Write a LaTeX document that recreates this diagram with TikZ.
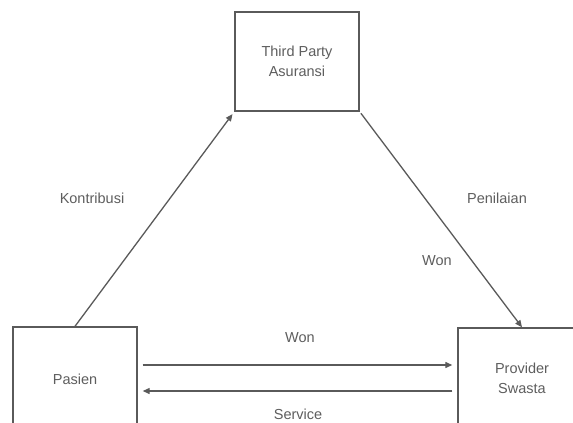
\documentclass[tikz,border=0pt]{standalone}
\usepackage{fontspec}
\setmainfont{Liberation Sans}
\usetikzlibrary{arrows.meta,calc}
\definecolor{ln}{HTML}{5a5a5a}
\definecolor{tx}{HTML}{5e5e5e}
\begin{document}
\begin{tikzpicture}[x=1pt,y=-1pt,
  box/.style={draw=ln,line width=1.4pt,fill=white,inner sep=0pt,align=center,text=tx,font=\fontsize{14.5}{20}\selectfont},
  lbl/.style={text=tx,font=\fontsize{14.5}{16}\selectfont,inner sep=0pt},
  conn/.style={draw=ln,line width=1.3pt,-{Triangle[length=7pt,width=6pt]}}]
\useasboundingbox (0,0) rectangle (573,423);
\fill[white] (0,0) rectangle (573,423);
\node[box,minimum width=124pt,minimum height=99pt] (top) at (297,61.5) {Third Party\\Asuransi};
\node[box,minimum width=124pt,minimum height=104pt] (pas) at (75,379) {Pasien};
\node[box,minimum width=128pt,minimum height=100pt] (prov) at (522,378) {Provider\\Swasta};
\draw[conn,shorten >=3pt] (pas.north) -- (top.south west);
\draw[conn,shorten <=2pt] (top.south east) -- (prov.north);
\draw[conn] ($(pas.east)+(5,-14)$) -- ($(prov.west)+(-5,-13)$);
\draw[conn] ($(prov.west)+(-5,13)$) -- ($(pas.east)+(5,12)$);
\node[lbl] (l1) at (92,198) {Kontribusi};
\node[lbl] (l2) at (497,198) {Penilaian};
\node[lbl] (l3) at (437,261) {Won};
\node[lbl] (l4) at (300,338) {Won};
\node[lbl] (l5) at (298,414) {Service};
\end{tikzpicture}
\end{document}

Problem =>
Leave out the pictures and give the listing above again exactly.

Full solution =>
Write a LaTeX document that recreates this diagram with TikZ.
\documentclass[tikz,border=0pt]{standalone}
\usepackage{fontspec}
\setmainfont{Liberation Sans}
\usetikzlibrary{arrows.meta,calc}
\definecolor{ln}{HTML}{5a5a5a}
\definecolor{tx}{HTML}{5e5e5e}
\begin{document}
\begin{tikzpicture}[x=1pt,y=-1pt,
  box/.style={draw=ln,line width=1.4pt,fill=white,inner sep=0pt,align=center,text=tx,font=\fontsize{14.5}{20}\selectfont},
  lbl/.style={text=tx,font=\fontsize{14.5}{16}\selectfont,inner sep=0pt},
  conn/.style={draw=ln,line width=1.3pt,-{Triangle[length=7pt,width=6pt]}}]
\useasboundingbox (0,0) rectangle (573,423);
\fill[white] (0,0) rectangle (573,423);
\node[box,minimum width=124pt,minimum height=99pt] (top) at (297,61.5) {Third Party\\Asuransi};
\node[box,minimum width=124pt,minimum height=104pt] (pas) at (75,379) {Pasien};
\node[box,minimum width=128pt,minimum height=100pt] (prov) at (522,378) {Provider\\Swasta};
\draw[conn,shorten >=3pt] (pas.north) -- (top.south west);
\draw[conn,shorten <=2pt] (top.south east) -- (prov.north);
\draw[conn] ($(pas.east)+(5,-14)$) -- ($(prov.west)+(-5,-13)$);
\draw[conn] ($(prov.west)+(-5,13)$) -- ($(pas.east)+(5,12)$);
\node[lbl] (l1) at (92,198) {Kontribusi};
\node[lbl] (l2) at (497,198) {Penilaian};
\node[lbl] (l3) at (437,261) {Won};
\node[lbl] (l4) at (300,338) {Won};
\node[lbl] (l5) at (298,414) {Service};
\end{tikzpicture}
\end{document}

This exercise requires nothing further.